• _Exercise brief_
Which lines hold the word "Reproduce"? Copy each one.

[Begin]

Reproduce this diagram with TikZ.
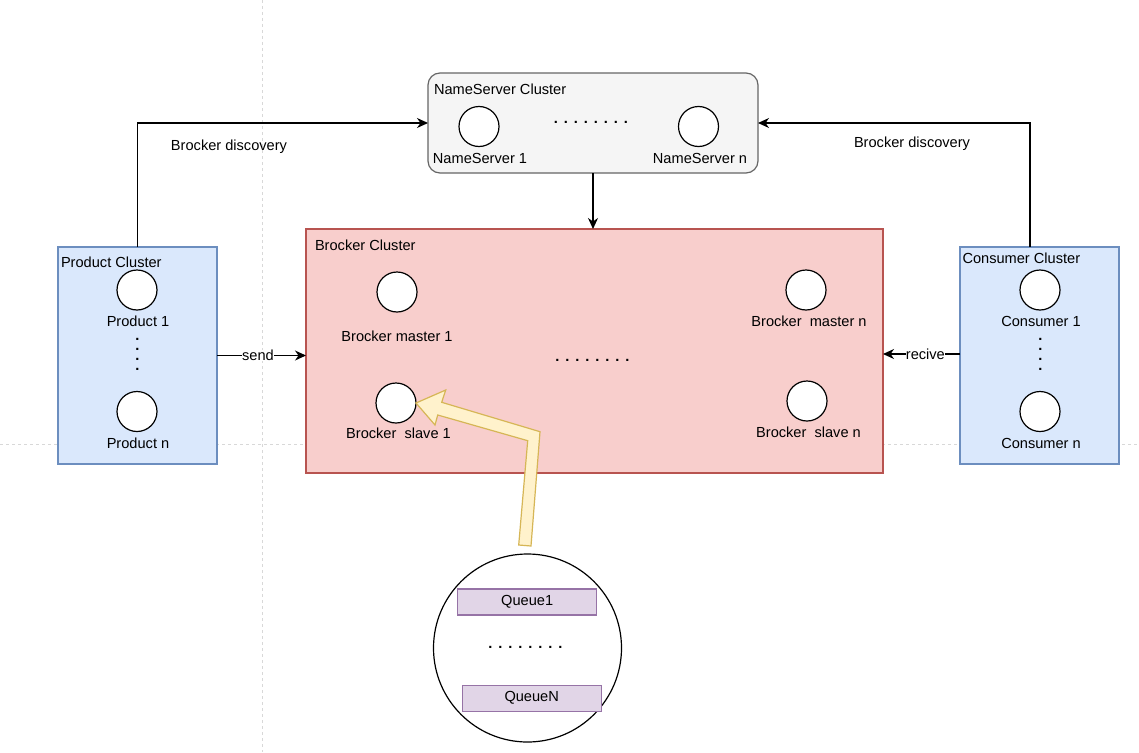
\documentclass[tikz,border=0pt]{standalone}
\usepackage{fontspec}
\setmainfont{Liberation Sans}
\usetikzlibrary{arrows.meta,calc}
\definecolor{nsfill}{HTML}{F5F5F5}
\definecolor{nsline}{HTML}{666666}
\definecolor{brfill}{HTML}{F8CECC}
\definecolor{brline}{HTML}{B85450}
\definecolor{blfill}{HTML}{DAE8FC}
\definecolor{blline}{HTML}{6C8EBF}
\definecolor{yfill}{HTML}{FFF2CC}
\definecolor{yline}{HTML}{D6B656}
\definecolor{qfill}{HTML}{E1D5E7}
\definecolor{qline}{HTML}{9673A6}
\definecolor{guide}{HTML}{D8D8D8}
\newcommand{\dotrow}[2]{\bfseries\foreach \k in {2,...,#1}{.\kern#2}.}
\newcommand{\dotcol}{\bfseries\vbox{\baselineskip=10pt\lineskiplimit=-30pt\lineskip=0pt\hbox{.}\hbox{.}\hbox{.}\hbox{.}}}
\begin{document}
\begin{tikzpicture}[x=1pt,y=-1pt,
  every node/.style={font=\fontsize{14.6}{17}\selectfont, inner sep=0pt, outer sep=0pt},
  boxbase/.style={draw, line width=1.2pt},
  nsbox/.style={boxbase, fill=nsfill, draw=nsline, rounded corners=12pt},
  brbox/.style={boxbase, fill=brfill, draw=brline},
  blbox/.style={boxbase, fill=blfill, draw=blline},
  proc/.style={circle, draw, fill=white, line width=1.2pt, minimum size=40pt},
  qbox/.style={boxbase, fill=qfill, draw=qline, minimum width=139pt, minimum height=26pt},
  title/.style={anchor=west},
  arr/.style={draw, line width=1.2pt, -{Stealth[length=11pt,width=10pt,inset=3.5pt]}},
  elabel/.style={fill=white, inner sep=0pt},
  yarrow/.style={draw=yline, fill=yfill, line width=1.2pt, line join=miter},
  guideline/.style={draw=guide, dashed, line width=0.8pt}]
\useasboundingbox (0,0) rectangle (1139,752);
\fill[white] (0,0) rectangle (1139,752);
% page guide lines
\draw[guideline] (262.5,0) -- (262.5,752);
\draw[guideline] (0,444.5) -- (1139,444.5);

% clusters
\node[nsbox, minimum width=330pt, minimum height=100pt] (ns) at (593,123) {};
\node[brbox, minimum width=577pt, minimum height=244pt] (bc) at (594.5,351) {};
\node[blbox, minimum width=159pt, minimum height=217pt] (pc) at (137.5,355.5) {};
\node[blbox, minimum width=159pt, minimum height=217pt] (cc) at (1039.5,355.5) {};

% titles
\node[title] (nst) at (434,89.5) {NameServer Cluster};
\node[title] (bct) at (315,245) {Brocker Cluster};
\node[title] (pct) at (61,262) {Product Cluster};
\node[title] (cct) at (962.5,258) {Consumer Cluster};

% nameserver
\node[proc] (ns1) at (479,126.5) {};
\node (ns1l) at (480,158) {NameServer 1};
\node[proc] (nsn) at (698.5,126.5) {};
\node (nsnl) at (700,158) {NameServer n};
\node (nsd) at (591,122.3) {\dotrow{8}{5.94pt}};

% brocker
\node[proc] (bm1) at (397,292) {};
\node (bm1l) at (397,336) {Brocker master 1};
\node[proc] (bs1) at (396,403) {};
\node (bs1l) at (398.5,433) {Brocker\ \ slave 1};
\node[proc] (bmn) at (806,290) {};
\node (bmnl) at (809,321) {Brocker\ \ master n};
\node[proc] (bsn) at (807,401) {};
\node (bsnl) at (808.5,432) {Brocker\ \ slave n};
\node (bd) at (592.3,360.7) {\dotrow{8}{5.94pt}};

% product
\node[proc] (p1) at (137,290) {};
\node (p1l) at (138,321) {Product 1};
\node[proc] (pn) at (137,411.5) {};
\node (pnl) at (138,443) {Product n};
\node (pd) at (137.3,354.3) {\dotcol};

% consumer
\node[proc] (c1) at (1040,290) {};
\node (c1l) at (1041,321) {Consumer 1};
\node[proc] (cn) at (1040,411.5) {};
\node (cnl) at (1041,443) {Consumer n};
\node (cd) at (1040.3,354.3) {\dotcol};

% connectors
\draw[arr] (pc.north) |- (ns.west);
\node (pdl) at (229,147) {Brocker discovery};
\draw[arr] ([xshift=-9.5pt]cc.north) |- (ns.east);
\node (cdl) at (912,144) {Brocker discovery};
\draw[arr] (ns.south) -- (ns.south |- bc.north);
\draw[arr] (pc.east) -- (pc.east -| bc.west) node[elabel, pos=0.46] (sendl) {send};
\draw[arr] ([yshift=1.5pt]cc.west) -- ([yshift=1.5pt]cc.west -| bc.east) node[elabel, pos=0.45] (recl) {recive};

% queue detail
\node[circle, draw, line width=1.2pt, fill=white, minimum size=188pt] (qc) at (527.5,648) {};
\node[qbox] (q1) at (527.2,602) {Queue1};
\node[qbox] (qn) at (531.7,698.2) {QueueN};
\node (qd) at (525.3,647.7) {\dotrow{8}{5.94pt}};

% big flat arrow from queue circle to slave 1
\draw[yarrow] (bs1.east) -- (445.7,390) -- (441.7,402.3) -- (540,431.7) -- (531,546)
  -- (518.7,545) -- (527.7,440.7) -- (437.7,415) -- (435,425) -- cycle;
\end{tikzpicture}
\end{document}
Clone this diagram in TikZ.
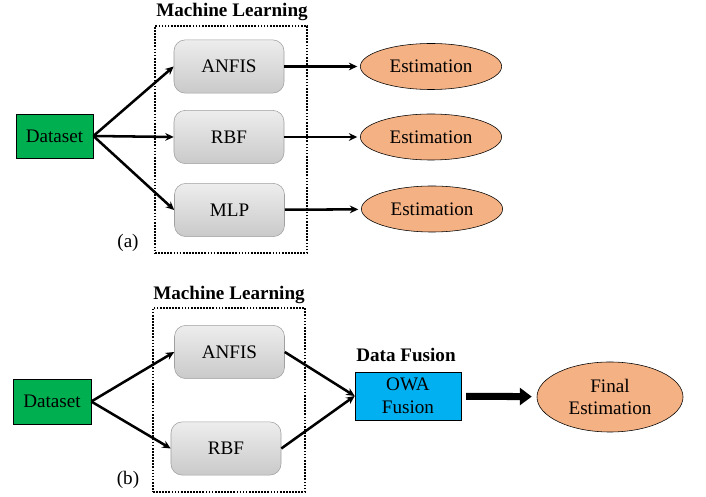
\documentclass[tikz,border=0pt]{standalone}
\usepackage{fontspec}
\setmainfont{Liberation Serif}
\usetikzlibrary{shapes.geometric,arrows.meta}

\definecolor{datagreen}{HTML}{00B050}
\definecolor{fuseblue}{HTML}{00B0F0}
\definecolor{estorange}{HTML}{F4B183}
\definecolor{boxedge}{HTML}{A0A0A0}

\tikzset{
  mlbox/.style={draw=boxedge, rounded corners=8, top color=gray!14, bottom color=gray!42, minimum width=2.75cm, minimum height=1.33cm},
  databox/.style={draw, fill=datagreen, minimum width=1.93cm, minimum height=1.1cm},
  fusebox/.style={draw, fill=fuseblue, minimum width=2.65cm, minimum height=1.2cm},
  estnode/.style={draw, ellipse, fill=estorange, minimum width=3.53cm, minimum height=1.15cm},
  groupbox/.style={draw, densely dotted, line width=1.2pt},
  grouptitle/.style={font=\fontsize{13.6}{16}\selectfont\bfseries}
}

\begin{document}
\begin{tikzpicture}[x=0.025cm, y=-0.025cm]
        \useasboundingbox (0,0) rectangle (706,497);
        \begin{scope}[every node/.style={font=\fontsize{13.6}{16.3}\selectfont, inner sep=1, align=center}]
            % (a)
            \node[grouptitle] (TitleA) at (232,12) {Machine Learning};
            \node[groupbox, minimum width=3.8cm, minimum height=5.675cm] (GroupA) at (231,139.5) {};
            \node[databox] (DataA) at (54.5,136) {Dataset};
            \node[mlbox] (AnfisA) at (229,66.5) {ANFIS};
            \node[mlbox] (RbfA) at (229,137) {RBF};
            \node[mlbox] (MlpA) at (229.5,210) {MLP};
            \node[estnode] (EstA1) at (431,66.5) {Estimation};
            \node[estnode] (EstA2) at (431,137) {Estimation};
            \node[estnode] (EstA3) at (432,209) {Estimation};
            \node (LabelA) at (128,243) {(a)};
            % (b)
            \node[grouptitle] (TitleB) at (229,295) {Machine Learning};
            \node[groupbox, minimum width=3.8cm, minimum height=4.6cm] (GroupB) at (229,400) {};
            \node[databox, minimum width=1.95cm, minimum height=1.125cm] (DataB) at (52,401.5) {Dataset};
            \node[mlbox] (AnfisB) at (229.5,352) {ANFIS};
            \node[mlbox] (RbfB) at (226,448.5) {RBF};
            \node (LabelB) at (128,480) {(b)};
            \node[grouptitle] (TitleF) at (406,355) {Data Fusion};
            \node[fusebox] (Owa) at (408,396) {OWA\\Fusion};
            \node[estnode, minimum width=3.65cm, minimum height=1.75cm] (Final) at (610,397) {Final\\Estimation};
        \end{scope}
        \begin{scope}[every path/.style={line width=1.8pt, ->, >={Stealth[length=6pt, width=5.5pt]}}]
            \path (DataA.east) edge (AnfisA.west);
            \path (DataA.east) edge (RbfA.west);
            \path (DataA.east) edge (MlpA.west);
            \path (AnfisA) edge [shorten >=2pt] (EstA1);
            \path (RbfA) edge [shorten >=2pt] (EstA2);
            \path (MlpA) edge [shorten >=2pt] (EstA3);
            \path (DataB.east) edge (AnfisB.west);
            \path (DataB.east) edge (RbfB.west);
            \path (AnfisB.east) edge (Owa.west);
            \path (RbfB.east) edge (Owa.west);
        \end{scope}
        \draw[line width=5pt, -{Triangle[length=8.5pt, width=12pt]}, shorten <=3.5pt, shorten >=3.5pt] (Owa) -- (Final);
    \end{tikzpicture}
\end{document}
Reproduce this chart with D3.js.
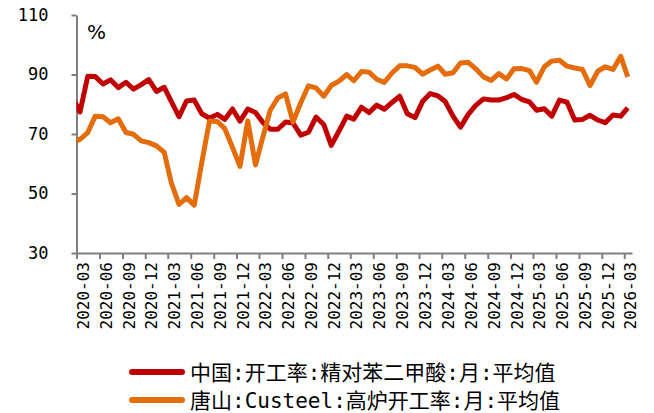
<!DOCTYPE html>
<html>
<head>
<meta charset="utf-8">
<script src="https://cdn.jsdelivr.net/npm/d3@7"></script>
<style>
  body { margin: 0; background: #fff; }
  svg text { font-family: "DejaVu Sans Mono", "Noto Sans CJK SC", monospace; }
</style>
</head>
<body>
<div class="canvas"></div>
<script>
// monthly values, 2020-02 .. 2026-03 (first point is cut by the axis)
const months = [
  "2020-02","2020-03","2020-04","2020-05","2020-06","2020-07","2020-08","2020-09","2020-10","2020-11","2020-12",
  "2021-01","2021-02","2021-03","2021-04","2021-05","2021-06","2021-07","2021-08","2021-09","2021-10","2021-11","2021-12",
  "2022-01","2022-02","2022-03","2022-04","2022-05","2022-06","2022-07","2022-08","2022-09","2022-10","2022-11","2022-12",
  "2023-01","2023-02","2023-03","2023-04","2023-05","2023-06","2023-07","2023-08","2023-09","2023-10","2023-11","2023-12",
  "2024-01","2024-02","2024-03","2024-04","2024-05","2024-06","2024-07","2024-08","2024-09","2024-10","2024-11","2024-12",
  "2025-01","2025-02","2025-03","2025-04","2025-05","2025-06","2025-07","2025-08","2025-09","2025-10","2025-11","2025-12",
  "2026-01","2026-02","2026-03"
];

const ptaRate = [
  82, 77.4, 89.4, 89.3, 86.8, 88.2, 85.6, 87.4, 85.1, 86.6, 88.3,
  84.3, 85.7, 81, 75.8, 81.1, 81.4, 76.8, 75.3, 76.6, 74.9, 78.4, 74.3,
  78.4, 77.2, 74, 71.6, 71.6, 74, 73.7, 69.6, 70.6, 75.7, 73.2, 66.2,
  71, 76, 75, 79, 77.2, 79.7, 78.3, 80.6, 82.7, 76.8, 75.5, 80.9,
  83.6, 82.8, 80.9, 76, 72.3, 76.6, 79.6, 81.8, 81.4, 81.4, 82.2, 83.3,
  81.6, 80.8, 78, 78.5, 76, 81.4, 80.7, 74.7, 74.9, 76.3, 74.7, 73.8,
  76.4, 76, 78.8
];

const furnaceRate = [
  67, 68.2, 70.5, 76, 75.8, 73.8, 75.1, 70.5, 69.9, 67.7, 67.1,
  66, 63.8, 53.7, 46.3, 48.6, 46.1, 60.4, 74.4, 74.2, 71.8, 65.5, 59.1,
  74.4, 59.6, 68.5, 78, 82.1, 83.5, 74, 80.5, 86.2, 85.5, 82.7, 86.3,
  87.8, 90, 87.9, 91, 90.8, 88.4, 87.3, 90.5, 92.9, 92.9, 92.4, 90.1,
  91.5, 92.8, 90.1, 90.6, 93.9, 94.1, 91.9, 89.2, 88, 90.3, 88.5, 91.9,
  92, 91.3, 87.4, 92.6, 94.5, 94.8, 92.8, 92.2, 91.7, 86.3, 91.1, 92.6,
  91.7, 96.1, 89.2
];

const tickLabels = [
  "2020-03","2020-06","2020-09","2020-12","2021-03","2021-06","2021-09","2021-12",
  "2022-03","2022-06","2022-09","2022-12","2023-03","2023-06","2023-09","2023-12",
  "2024-03","2024-06","2024-09","2024-12","2025-03","2025-06","2025-09","2025-12","2026-03"
];
const yTicks = [30, 50, 70, 90, 110];

const seriesNames = ["中国:开工率:精对苯二甲酸:月:平均值", "唐山:Custeel:高炉开工率:月:平均值"];
const seriesColors = ["#C00000", "#E46C0A"];

const dims = { width: 654, height: 413 };
const plot = { left: 76.5, right: 632, top: 15, bottom: 253 };

const parseMonth = d3.timeParse("%Y-%m");
// monthly averages sit in the middle of their month
const midMonth = (s) => d3.timeDay.offset(parseMonth(s), 14);

const svg = d3
  .select(".canvas")
  .append("svg")
  .attr("width", dims.width)
  .attr("height", dims.height);

const x = d3
  .scaleTime()
  .domain([parseMonth("2020-03"), parseMonth("2026-04")])
  .range([plot.left, plot.right]);

const y = d3.scaleLinear().domain([30, 110]).range([plot.bottom, plot.top]);

svg
  .append("clipPath")
  .attr("id", "plot-clip")
  .append("rect")
  .attr("x", plot.left)
  .attr("y", 0)
  .attr("width", plot.right - plot.left + 4)
  .attr("height", plot.bottom + 5);

// Y axis
const yAxis = svg
  .append("g")
  .attr("transform", `translate(${plot.left}, 0)`)
  .call(d3.axisLeft(y).tickValues(yTicks).tickSize(5).tickPadding(23).tickSizeOuter(0));

// X axis
const xAxis = svg
  .append("g")
  .attr("transform", `translate(0, ${plot.bottom})`)
  .call(
    d3
      .axisBottom(x)
      .tickValues(tickLabels.map(parseMonth))
      .tickFormat(d3.timeFormat("%Y-%m"))
      .tickSize(6)
      .tickSizeOuter(0)
  );

svg.selectAll(".domain, .tick line")
  .attr("stroke", "#7f7f7f")
  .attr("stroke-width", 2);

yAxis.selectAll("text")
  .attr("font-size", 17)
  .attr("fill", "#000");

xAxis.selectAll("text")
  .attr("font-size", 16)
  .attr("fill", "#000")
  .attr("text-anchor", "end")
  .attr("dy", null)
  .attr("y", 0)
  .attr("transform", "translate(11.5, 9) rotate(-90)");

// unit label
svg
  .append("text")
  .attr("x", 87)
  .attr("y", 39)
  .attr("font-size", 20)
  .style("font-family", "'DejaVu Sans', sans-serif")
  .text("%");

// Lines
const series = [ptaRate, furnaceRate];
const line = d3
  .line()
  .x((d, i) => x(midMonth(months[i])))
  .y((d) => y(d));

const graph = svg.append("g").attr("clip-path", "url(#plot-clip)");

graph
  .selectAll("path")
  .data(series)
  .enter()
  .append("path")
  .attr("d", line)
  .attr("fill", "none")
  .attr("stroke", (d, i) => seriesColors[i])
  .attr("stroke-width", 5)
  .attr("stroke-linejoin", "round");

// Legend
const legend = svg
  .selectAll(".legend")
  .data(seriesNames)
  .enter()
  .append("g")
  .attr("class", "legend")
  .attr("transform", (d, i) => `translate(132, ${372 + i * 28})`);

legend
  .append("line")
  .attr("x1", 0)
  .attr("x2", 50)
  .attr("stroke", (d, i) => seriesColors[i])
  .attr("stroke-width", 6)
  .attr("stroke-linecap", "round");

legend
  .append("text")
  .attr("x", 58)
  .attr("y", 7.5)
  .attr("font-size", 21)
  .text((d) => d);
</script>
</body>
</html>
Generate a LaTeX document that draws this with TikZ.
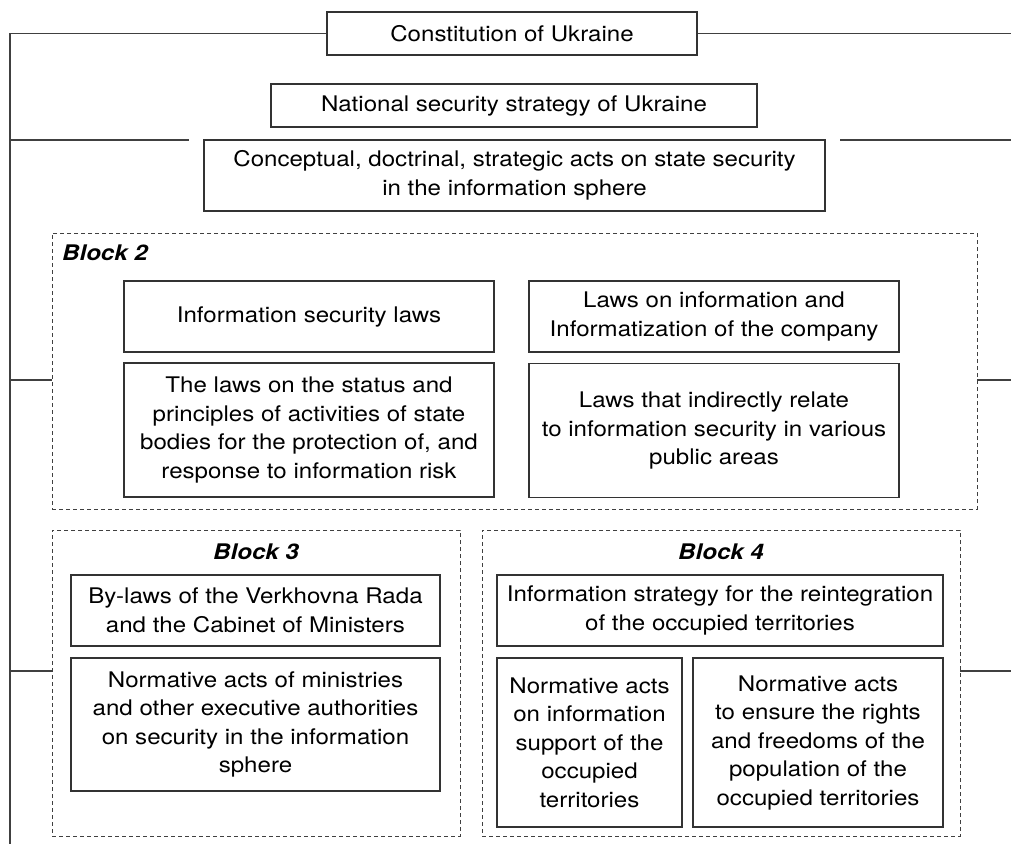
\documentclass[tikz,border=0pt]{standalone}
\usepackage{fontspec}
\setmainfont{TeX Gyre Heros}[FakeStretch=1.12]
\begin{document}
\begin{tikzpicture}[x=1pt,y=1pt,
  box/.style={draw=black!80, line width=1.2pt, align=center, inner sep=2pt,
    font=\fontsize{21.5}{28.5}\selectfont, text=black},
  blockframe/.style={draw=black!75, line width=0.9pt, dash pattern=on 4pt off 3pt},
  blocklabel/.style={font=\fontsize{21.5}{24}\selectfont\bfseries\itshape, text=black, inner sep=0pt},
  conn/.style={draw=black!75, line width=1.2pt}]
\useasboundingbox (0,0) rectangle (1011,-844);

% top boxes
\node[box, minimum width=370pt, minimum height=43pt] (const) at (512,-33.5) {Constitution of Ukraine};
\node[box, minimum width=486pt, minimum height=43pt] (nss) at (514,-105.5) {National security strategy of Ukraine};
\node[box, minimum width=621pt, minimum height=71pt] (concept) at (514.5,-175.5) {Conceptual, doctrinal, strategic acts on state security\\in the information sphere};

% block 2
\node[blockframe, minimum width=925pt, minimum height=276pt, inner sep=0pt] (b2) at (514.5,-371) {};
\node[blocklabel, anchor=west] (b2l) at (62,-253) {Block 2};
\node[box, minimum width=370pt, minimum height=71pt] (isl) at (309,-316.5) {Information security laws};
\node[box, minimum width=370pt, minimum height=71pt] (lii) at (714,-316.5) {Laws on information and\\Informatization of the company};
\node[box, minimum width=370pt, minimum height=134pt] (status) at (309,-430) {The laws on the status and\\principles of activities of state\\bodies for the protection of, and\\response to information risk};
\node[box, minimum width=370pt, minimum height=134pt, anchor=north] (indirect) at (714,-363) {Laws that indirectly relate\\to information security in various\\public areas};

% block 3
\node[blockframe, minimum width=408pt, minimum height=306pt, inner sep=0pt] (b3) at (256,-683) {};
\node[blocklabel] (b3l) at (256,-552) {Block 3};
\node[box, minimum width=369pt, minimum height=71pt] (bylaws) at (255.5,-610.5) {By-laws of the Verkhovna Rada\\and the Cabinet of Ministers};
\node[box, minimum width=369pt, minimum height=133pt] (normmin) at (255.5,-724.5) {Normative acts of ministries\\and other executive authorities\\on security in the information\\sphere};

% block 4
\node[blockframe, minimum width=478pt, minimum height=306pt, inner sep=0pt] (b4) at (721,-683) {};
\node[blocklabel] (b4l) at (721,-552) {Block 4};
\node[box, minimum width=446pt, minimum height=71pt] (strat) at (720,-610.5) {Information strategy for the reintegration\\of the occupied territories};
\node[box, minimum width=185pt, minimum height=169pt] (na1) at (589.5,-742.5) {Normative acts\\on information\\support of the\\occupied\\territories};
\node[box, minimum width=250pt, minimum height=169pt] (na2) at (818,-742.5) {Normative acts\\to ensure the rights\\and freedoms of the\\population of the\\occupied territories};

% connectors
\coordinate (spinetop) at (10,-33.5);
\coordinate (spinebot) at (10,-844);
\coordinate (rightedge1) at (1011,-33.5);
\coordinate (l2a) at (10,-140);
\coordinate (l2b) at (189,-140);
\coordinate (r2a) at (840,-140);
\coordinate (r2b) at (1011,-140);
\coordinate (l3a) at (10,-380);
\coordinate (l3b) at (52,-380);
\coordinate (r3a) at (977,-380);
\coordinate (r3b) at (1011,-380);
\coordinate (l4a) at (10,-671);
\coordinate (l4b) at (52,-671);
\coordinate (r4a) at (960,-671);
\coordinate (r4b) at (1011,-671);

\draw[conn] (const.west) -- (spinetop) -- (spinebot);
\draw[conn] (const.east) -- (rightedge1);
\draw[conn] (l2a) -- (l2b);
\draw[conn] (r2a) -- (r2b);
\draw[conn] (l3a) -- (l3b);
\draw[conn] (r3a) -- (r3b);
\draw[conn] (l4a) -- (l4b);
\draw[conn] (r4a) -- (r4b);
\end{tikzpicture}
\end{document}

[End]

• _Answer to the task_
Reproduce this diagram with TikZ.
Reproduce this chart with D3.js.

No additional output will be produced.